>> START MATERIAL
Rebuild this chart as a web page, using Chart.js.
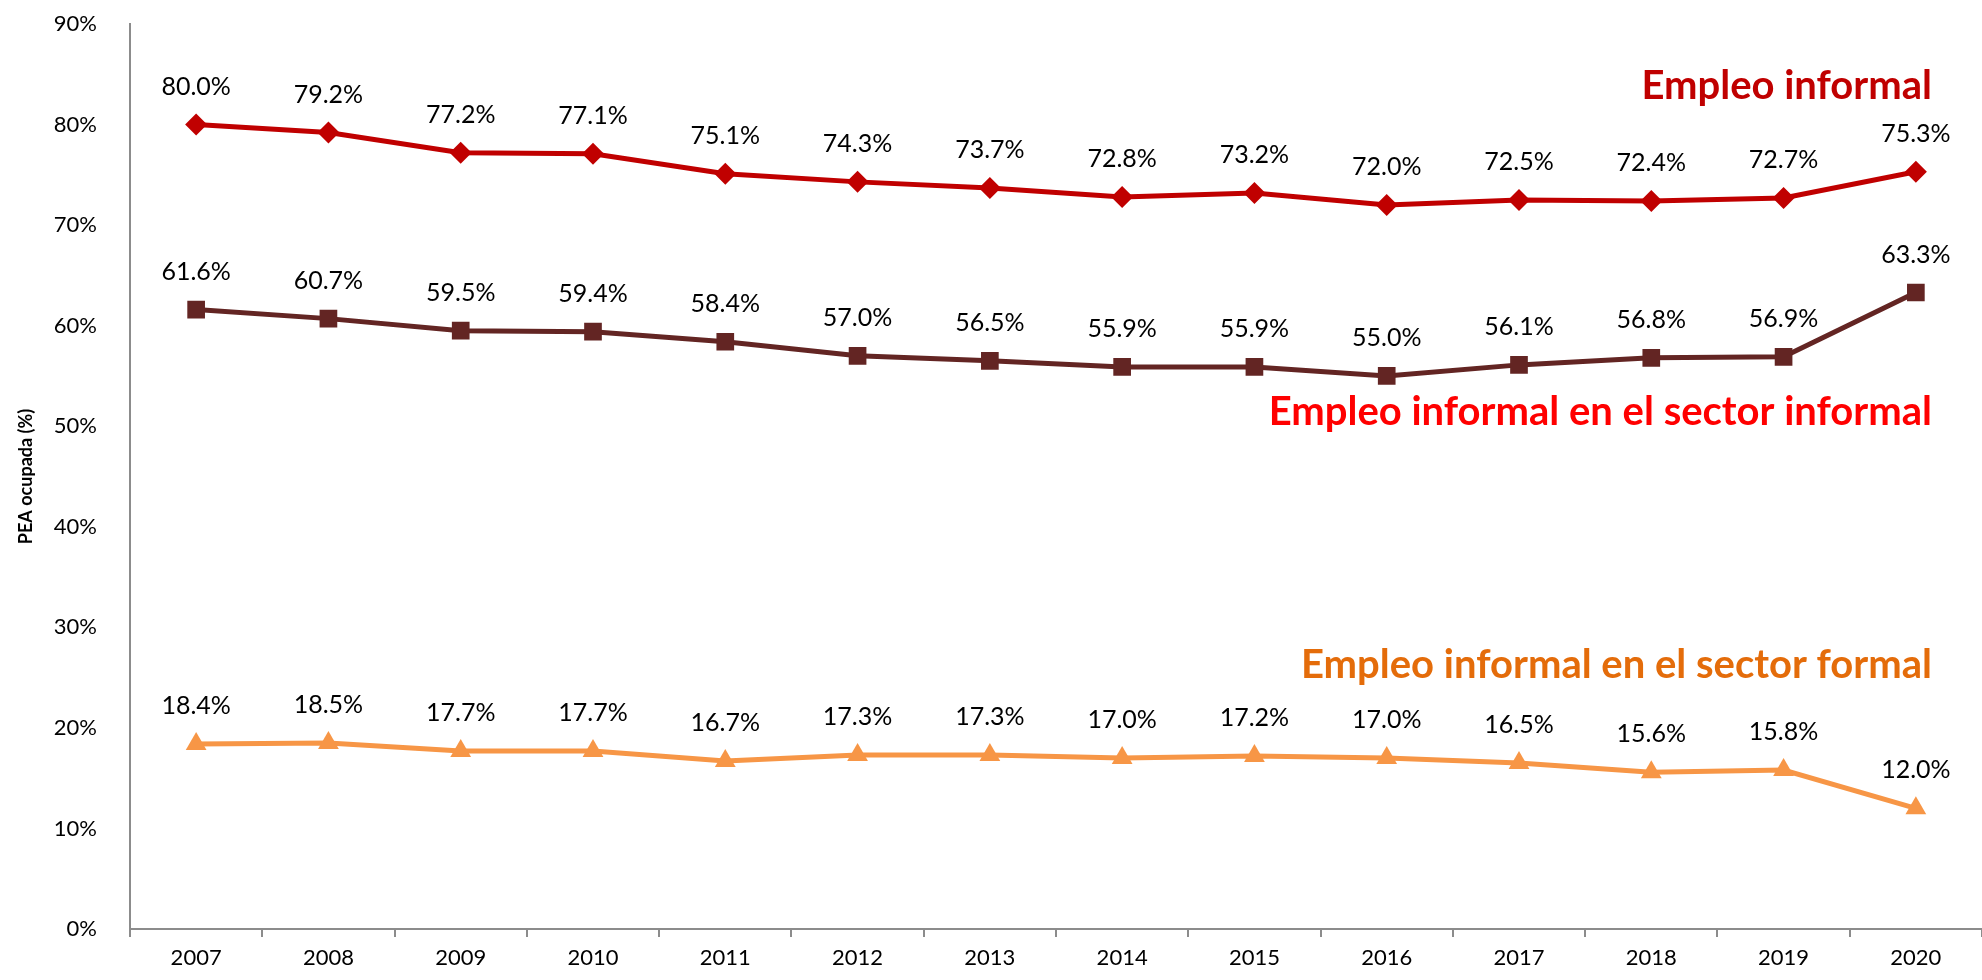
<!DOCTYPE html>
<html>
<head>
<meta charset="utf-8">
<script src="https://cdn.jsdelivr.net/npm/chart.js@4/dist/chart.umd.min.js"></script>
<style>
  html, body { margin: 0; padding: 0; background: #fff; overflow: hidden; }
  #wrap { width: 1982px; height: 980px; position: relative; }
</style>
</head>
<body>
<div id="wrap"><canvas id="myChart"></canvas></div>
<script>
  const years = ['2007', '2008', '2009', '2010', '2011', '2012', '2013', '2014', '2015', '2016', '2017', '2018', '2019', '2020'];
  const empleoInformal = [80.0, 79.2, 77.2, 77.1, 75.1, 74.3, 73.7, 72.8, 73.2, 72.0, 72.5, 72.4, 72.7, 75.3];
  const sectorInformal = [61.6, 60.7, 59.5, 59.4, 58.4, 57.0, 56.5, 55.9, 55.9, 55.0, 56.1, 56.8, 56.9, 63.3];
  const sectorFormal = [18.4, 18.5, 17.7, 17.7, 16.7, 17.3, 17.3, 17.0, 17.2, 17.0, 16.5, 15.6, 15.8, 12.0];
  const yTicks = [0, 10, 20, 30, 40, 50, 60, 70, 80, 90];
  const seriesNames = ['Empleo informal', 'Empleo informal en el sector informal', 'Empleo informal en el sector formal'];

  const fontFam = 'Lato, "Open Sans", sans-serif';
  const axisGray = '#8c8c8c';

  // valores encima de cada punto
  const valueLabels = {
    id: 'valueLabels',
    afterDatasetsDraw(chart) {
      const c = chart.ctx;
      c.save();
      c.font = '25px ' + fontFam;
      c.fillStyle = '#000';
      c.textAlign = 'center';
      c.textBaseline = 'middle';
      chart.data.datasets.forEach((ds, i) => {
        chart.getDatasetMeta(i).data.forEach((pt, j) => {
          c.fillText(ds.data[j].toFixed(1) + '%', pt.x, pt.y - 38);
        });
      });
      c.restore();
    }
  };

  // nombres de las series a la derecha
  const seriesTitles = {
    id: 'seriesTitles',
    afterDraw(chart) {
      const c = chart.ctx;
      const y = chart.scales.y;
      const spots = [[seriesNames[0], 83.8, '#C00000'], [seriesNames[1], 51.4, '#FF0000'], [seriesNames[2], 26.2, '#E46C0A']];
      c.save();
      c.font = 'bold 40px ' + fontFam;
      c.textAlign = 'right';
      c.textBaseline = 'middle';
      spots.forEach(s => {
        c.fillStyle = s[2];
        c.fillText(s[0], 1932, y.getPixelForValue(s[1]));
      });
      c.restore();
    }
  };

  const ctx = document.getElementById('myChart');
  new Chart(ctx, {
    type: 'line',
    data: {
      labels: years,
      datasets: [{
        label: seriesNames[0],
        data: empleoInformal,
        borderColor: '#C00000',
        backgroundColor: '#C00000',
        borderWidth: 5,
        pointStyle: 'rectRot',
        pointRadius: 11,
        pointBorderWidth: 0
      }, {
        label: seriesNames[1],
        data: sectorInformal,
        borderColor: '#632523',
        backgroundColor: '#632523',
        borderWidth: 5,
        pointStyle: 'rect',
        pointRadius: 12.5,
        pointBorderWidth: 0
      }, {
        label: seriesNames[2],
        data: sectorFormal,
        borderColor: '#F79646',
        backgroundColor: '#F79646',
        borderWidth: 5,
        pointStyle: 'triangle',
        pointRadius: 12,
        pointBorderWidth: 0
      }]
    },
    options: {
      responsive: true,
      maintainAspectRatio: false,
      animation: false,
      layout: { autoPadding: false, padding: { top: 24, right: -4, left: 0, bottom: 0 } },
      plugins: {
        legend: { display: false },
        tooltip: { enabled: false }
      },
      scales: {
        x: {
          offset: true,
          grid: { display: true, offset: true, drawOnChartArea: false, drawTicks: true, tickLength: 8, color: axisGray, lineWidth: 2 },
          border: { display: true, color: axisGray, width: 2 },
          ticks: { color: '#000', font: { family: fontFam, size: 22 }, padding: 8, maxRotation: 0 },
          afterFit: s => { s.height = 51; s.paddingLeft = 0; s.paddingRight = 0; }
        },
        y: {
          min: 0,
          max: 90,
          afterBuildTicks: s => { s.ticks = yTicks.map(v => ({ value: v })); },
          grid: { display: false },
          border: { display: true, color: axisGray, width: 2 },
          ticks: { color: '#000', font: { family: fontFam, size: 22 }, padding: 25, callback: v => v + '%' },
          title: { display: true, text: 'PEA ocupada (%)', color: '#000', font: { family: fontFam, size: 18, weight: 'bold' }, padding: 15 },
          afterFit: s => { s.width = 130; s.paddingTop = 0; s.paddingBottom = 0; }
        }
      }
    },
    plugins: [valueLabels, seriesTitles]
  });
</script>
</body>
</html>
>> END MATERIAL
**YOUR INSTRUCTIONS**
The material above must be printed exactly, with its pictures left out.

**EXERCISE ANSWER**
Rebuild this chart as a web page, using Chart.js.
<!DOCTYPE html>
<html>
<head>
<meta charset="utf-8">
<script src="https://cdn.jsdelivr.net/npm/chart.js@4/dist/chart.umd.min.js"></script>
<style>
  html, body { margin: 0; padding: 0; background: #fff; overflow: hidden; }
  #wrap { width: 1982px; height: 980px; position: relative; }
</style>
</head>
<body>
<div id="wrap"><canvas id="myChart"></canvas></div>
<script>
  const years = ['2007', '2008', '2009', '2010', '2011', '2012', '2013', '2014', '2015', '2016', '2017', '2018', '2019', '2020'];
  const empleoInformal = [80.0, 79.2, 77.2, 77.1, 75.1, 74.3, 73.7, 72.8, 73.2, 72.0, 72.5, 72.4, 72.7, 75.3];
  const sectorInformal = [61.6, 60.7, 59.5, 59.4, 58.4, 57.0, 56.5, 55.9, 55.9, 55.0, 56.1, 56.8, 56.9, 63.3];
  const sectorFormal = [18.4, 18.5, 17.7, 17.7, 16.7, 17.3, 17.3, 17.0, 17.2, 17.0, 16.5, 15.6, 15.8, 12.0];
  const yTicks = [0, 10, 20, 30, 40, 50, 60, 70, 80, 90];
  const seriesNames = ['Empleo informal', 'Empleo informal en el sector informal', 'Empleo informal en el sector formal'];

  const fontFam = 'Lato, "Open Sans", sans-serif';
  const axisGray = '#8c8c8c';

  // valores encima de cada punto
  const valueLabels = {
    id: 'valueLabels',
    afterDatasetsDraw(chart) {
      const c = chart.ctx;
      c.save();
      c.font = '25px ' + fontFam;
      c.fillStyle = '#000';
      c.textAlign = 'center';
      c.textBaseline = 'middle';
      chart.data.datasets.forEach((ds, i) => {
        chart.getDatasetMeta(i).data.forEach((pt, j) => {
          c.fillText(ds.data[j].toFixed(1) + '%', pt.x, pt.y - 38);
        });
      });
      c.restore();
    }
  };

  // nombres de las series a la derecha
  const seriesTitles = {
    id: 'seriesTitles',
    afterDraw(chart) {
      const c = chart.ctx;
      const y = chart.scales.y;
      const spots = [[seriesNames[0], 83.8, '#C00000'], [seriesNames[1], 51.4, '#FF0000'], [seriesNames[2], 26.2, '#E46C0A']];
      c.save();
      c.font = 'bold 40px ' + fontFam;
      c.textAlign = 'right';
      c.textBaseline = 'middle';
      spots.forEach(s => {
        c.fillStyle = s[2];
        c.fillText(s[0], 1932, y.getPixelForValue(s[1]));
      });
      c.restore();
    }
  };

  const ctx = document.getElementById('myChart');
  new Chart(ctx, {
    type: 'line',
    data: {
      labels: years,
      datasets: [{
        label: seriesNames[0],
        data: empleoInformal,
        borderColor: '#C00000',
        backgroundColor: '#C00000',
        borderWidth: 5,
        pointStyle: 'rectRot',
        pointRadius: 11,
        pointBorderWidth: 0
      }, {
        label: seriesNames[1],
        data: sectorInformal,
        borderColor: '#632523',
        backgroundColor: '#632523',
        borderWidth: 5,
        pointStyle: 'rect',
        pointRadius: 12.5,
        pointBorderWidth: 0
      }, {
        label: seriesNames[2],
        data: sectorFormal,
        borderColor: '#F79646',
        backgroundColor: '#F79646',
        borderWidth: 5,
        pointStyle: 'triangle',
        pointRadius: 12,
        pointBorderWidth: 0
      }]
    },
    options: {
      responsive: true,
      maintainAspectRatio: false,
      animation: false,
      layout: { autoPadding: false, padding: { top: 24, right: -4, left: 0, bottom: 0 } },
      plugins: {
        legend: { display: false },
        tooltip: { enabled: false }
      },
      scales: {
        x: {
          offset: true,
          grid: { display: true, offset: true, drawOnChartArea: false, drawTicks: true, tickLength: 8, color: axisGray, lineWidth: 2 },
          border: { display: true, color: axisGray, width: 2 },
          ticks: { color: '#000', font: { family: fontFam, size: 22 }, padding: 8, maxRotation: 0 },
          afterFit: s => { s.height = 51; s.paddingLeft = 0; s.paddingRight = 0; }
        },
        y: {
          min: 0,
          max: 90,
          afterBuildTicks: s => { s.ticks = yTicks.map(v => ({ value: v })); },
          grid: { display: false },
          border: { display: true, color: axisGray, width: 2 },
          ticks: { color: '#000', font: { family: fontFam, size: 22 }, padding: 25, callback: v => v + '%' },
          title: { display: true, text: 'PEA ocupada (%)', color: '#000', font: { family: fontFam, size: 18, weight: 'bold' }, padding: 15 },
          afterFit: s => { s.width = 130; s.paddingTop = 0; s.paddingBottom = 0; }
        }
      }
    },
    plugins: [valueLabels, seriesTitles]
  });
</script>
</body>
</html>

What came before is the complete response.